Of course, what one means by founding is important to define. I would generally place the founding of the country between the Declaration of Independence and the ratification of the Constitution. Clearly after that period the nation had been founded. Prior to the Declaration there was no nation either, just separate colonies, often very dissimilar from one another.
But our Founders, those men who were key figures in the period, were not, for the most part, what one could call orthodox Christians. The term deist is often used to describe them and it is not entirely inaccurate. Perhaps “deist light” is a better term. In their view of Christianity, they did tend to be deists. But neither were they strict deists. Even Benjamin Franklin, who wrote that he was a “thorough deist,” still saw a more active god than most deists. The founders did think there was a deity who cared about people. But they didn’t think the Bible was his word, they didn’t think Jesus was god in the flesh, they tended to ridicule the virgin birth, miracles, the atonement and a host of other orthodox doctrines. These men tend to inhabit that area of religious belief between Unitarianism, deism and atheism.

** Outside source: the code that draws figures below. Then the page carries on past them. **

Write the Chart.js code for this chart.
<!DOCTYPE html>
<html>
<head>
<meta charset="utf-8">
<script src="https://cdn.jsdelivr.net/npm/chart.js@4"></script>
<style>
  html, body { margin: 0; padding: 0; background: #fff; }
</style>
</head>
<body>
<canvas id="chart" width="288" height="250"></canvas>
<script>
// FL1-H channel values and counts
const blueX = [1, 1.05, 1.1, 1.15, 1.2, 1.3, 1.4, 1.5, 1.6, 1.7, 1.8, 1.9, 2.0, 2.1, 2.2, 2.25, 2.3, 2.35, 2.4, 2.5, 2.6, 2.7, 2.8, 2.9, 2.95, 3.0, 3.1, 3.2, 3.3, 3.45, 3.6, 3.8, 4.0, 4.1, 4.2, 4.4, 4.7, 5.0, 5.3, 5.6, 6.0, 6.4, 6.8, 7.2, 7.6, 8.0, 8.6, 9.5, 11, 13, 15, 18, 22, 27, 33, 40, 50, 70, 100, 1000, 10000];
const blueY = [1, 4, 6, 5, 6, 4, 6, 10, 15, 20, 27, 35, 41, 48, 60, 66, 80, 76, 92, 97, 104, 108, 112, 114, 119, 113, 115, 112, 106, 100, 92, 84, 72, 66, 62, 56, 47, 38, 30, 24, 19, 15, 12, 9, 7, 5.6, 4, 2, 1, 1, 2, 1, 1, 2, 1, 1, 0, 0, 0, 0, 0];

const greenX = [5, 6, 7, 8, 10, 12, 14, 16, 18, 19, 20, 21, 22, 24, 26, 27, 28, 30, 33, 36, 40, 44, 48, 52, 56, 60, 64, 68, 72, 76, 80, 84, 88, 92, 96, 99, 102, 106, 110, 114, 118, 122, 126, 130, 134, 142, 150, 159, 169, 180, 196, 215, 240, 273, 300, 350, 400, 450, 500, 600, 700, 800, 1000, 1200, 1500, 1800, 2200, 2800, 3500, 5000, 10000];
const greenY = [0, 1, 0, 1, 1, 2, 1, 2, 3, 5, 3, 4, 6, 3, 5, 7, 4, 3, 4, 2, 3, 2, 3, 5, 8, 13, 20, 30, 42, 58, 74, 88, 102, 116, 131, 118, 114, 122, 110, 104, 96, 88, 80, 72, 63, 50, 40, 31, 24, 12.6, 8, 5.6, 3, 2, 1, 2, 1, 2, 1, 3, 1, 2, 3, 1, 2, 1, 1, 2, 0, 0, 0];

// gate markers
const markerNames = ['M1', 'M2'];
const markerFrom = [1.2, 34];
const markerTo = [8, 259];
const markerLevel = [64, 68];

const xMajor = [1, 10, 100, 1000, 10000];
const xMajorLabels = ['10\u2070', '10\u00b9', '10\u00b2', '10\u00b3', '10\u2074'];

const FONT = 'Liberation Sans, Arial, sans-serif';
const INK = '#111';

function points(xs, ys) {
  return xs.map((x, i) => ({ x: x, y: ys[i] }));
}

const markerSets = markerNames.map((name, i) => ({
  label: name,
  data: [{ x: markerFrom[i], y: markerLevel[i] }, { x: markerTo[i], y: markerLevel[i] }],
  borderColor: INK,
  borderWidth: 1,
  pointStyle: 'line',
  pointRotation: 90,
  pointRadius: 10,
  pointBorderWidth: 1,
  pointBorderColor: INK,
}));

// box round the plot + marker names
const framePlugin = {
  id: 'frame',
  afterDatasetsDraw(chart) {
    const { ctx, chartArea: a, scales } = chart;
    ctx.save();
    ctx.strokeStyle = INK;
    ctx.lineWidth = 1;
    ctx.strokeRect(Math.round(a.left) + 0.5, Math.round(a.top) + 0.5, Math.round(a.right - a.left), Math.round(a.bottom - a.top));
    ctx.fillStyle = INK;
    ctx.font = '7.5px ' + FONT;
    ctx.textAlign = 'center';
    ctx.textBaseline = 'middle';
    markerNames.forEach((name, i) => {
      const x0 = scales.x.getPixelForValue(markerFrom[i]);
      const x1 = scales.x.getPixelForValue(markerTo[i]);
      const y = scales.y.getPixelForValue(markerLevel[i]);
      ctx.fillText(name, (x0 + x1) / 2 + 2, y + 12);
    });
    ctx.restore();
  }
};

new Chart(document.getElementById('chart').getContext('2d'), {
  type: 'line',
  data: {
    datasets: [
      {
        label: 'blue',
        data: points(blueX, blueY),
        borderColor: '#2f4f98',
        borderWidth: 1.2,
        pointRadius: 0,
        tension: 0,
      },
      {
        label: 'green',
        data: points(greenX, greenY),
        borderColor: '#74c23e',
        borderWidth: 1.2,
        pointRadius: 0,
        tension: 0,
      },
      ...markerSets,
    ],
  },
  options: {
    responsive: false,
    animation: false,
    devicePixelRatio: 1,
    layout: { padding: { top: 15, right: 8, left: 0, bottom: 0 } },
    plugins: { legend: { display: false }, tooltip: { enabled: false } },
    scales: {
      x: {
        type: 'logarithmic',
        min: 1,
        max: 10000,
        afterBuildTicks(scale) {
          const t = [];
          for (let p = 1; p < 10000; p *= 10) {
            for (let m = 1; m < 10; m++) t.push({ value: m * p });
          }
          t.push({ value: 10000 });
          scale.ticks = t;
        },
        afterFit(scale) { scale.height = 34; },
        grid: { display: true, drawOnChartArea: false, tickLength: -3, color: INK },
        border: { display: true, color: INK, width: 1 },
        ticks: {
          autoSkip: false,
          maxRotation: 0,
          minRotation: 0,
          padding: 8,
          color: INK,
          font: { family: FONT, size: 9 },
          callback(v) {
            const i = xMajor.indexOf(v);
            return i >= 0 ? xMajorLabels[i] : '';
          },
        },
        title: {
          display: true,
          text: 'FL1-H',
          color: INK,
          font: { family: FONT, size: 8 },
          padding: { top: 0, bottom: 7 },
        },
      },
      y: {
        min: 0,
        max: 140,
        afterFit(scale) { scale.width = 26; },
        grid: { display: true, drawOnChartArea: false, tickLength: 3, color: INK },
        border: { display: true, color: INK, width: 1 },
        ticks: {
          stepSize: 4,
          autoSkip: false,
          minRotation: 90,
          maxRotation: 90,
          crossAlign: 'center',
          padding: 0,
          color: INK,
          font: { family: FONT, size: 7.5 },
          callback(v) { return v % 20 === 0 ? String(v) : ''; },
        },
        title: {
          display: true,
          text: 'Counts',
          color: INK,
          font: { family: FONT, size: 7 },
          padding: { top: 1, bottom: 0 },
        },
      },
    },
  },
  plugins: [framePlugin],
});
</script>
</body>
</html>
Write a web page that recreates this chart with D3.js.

Where on a religious spectrum each of them fell is open to debate. What really is not open to debate was that they were not on the Christian side of the spectrum, not if you define Christian in theological terms. Some of these men, however, defined Christianity almost wholly in moral terms. And they would use “Christian “as a label to describe their moral intuitions.
Often great confusion arises when one fails to realize that a reference to Christianity as a moral system is not a reference to Christianity as a set of doctrines. John Adams said of the Puritans, “ye will say I am no Christian,” referring to the theological doctrines of Christianity. He added, “I say Ye are no Christians,” referring to Christianity as a system of morals. Adams elucidate: “Yet I believe all the honest men among you, are Christians in my sense of the word.” Christian, in his sense of the word, was more found in how one acted toward others, and less in what doctrines one embraced.
Jefferson, like many of the founders, saw the theology of Christianity a “corruption” of the system. He wrote: “To the corruptions of Christianity, I am indeed opposed; but not to the genuine precepts of Jesus himself. I am a Christian, in the only sense in which he wished any one to be; sincerely attached to his doctrines, in preference to all others; ascribing to himself every human excellence, and believing he never claimed any other.” For Christian it was the traits of “human excellence” that he saw Jesus teaching. As for the miraculous or divine realm, it was what he said that Jesus never claimed for himself. For this reason Jefferson took scissors to the Bible and cut out of the gospels, all references to the supernatural. He felt such a purge left the pure moral teachings of Jesus and said he was he was happy to embrace that, once all claims of godhood, a trinity, miracles, resurrections, etc., had been exorcised.
Between the arrival of Columbus in the West Indies and the American Revolution there were numerous colonies, which tended to differ from one another. It was during this period that Christianity, or more precisely, specific strains of Christianity, did hold political power. If ever there was a time when there was a “Christian America” this was it. It is also a time that most Americans know nothing about. Perhaps because it was a very ugly period in American history, which contradicts the rosy view of America held by most citizens today.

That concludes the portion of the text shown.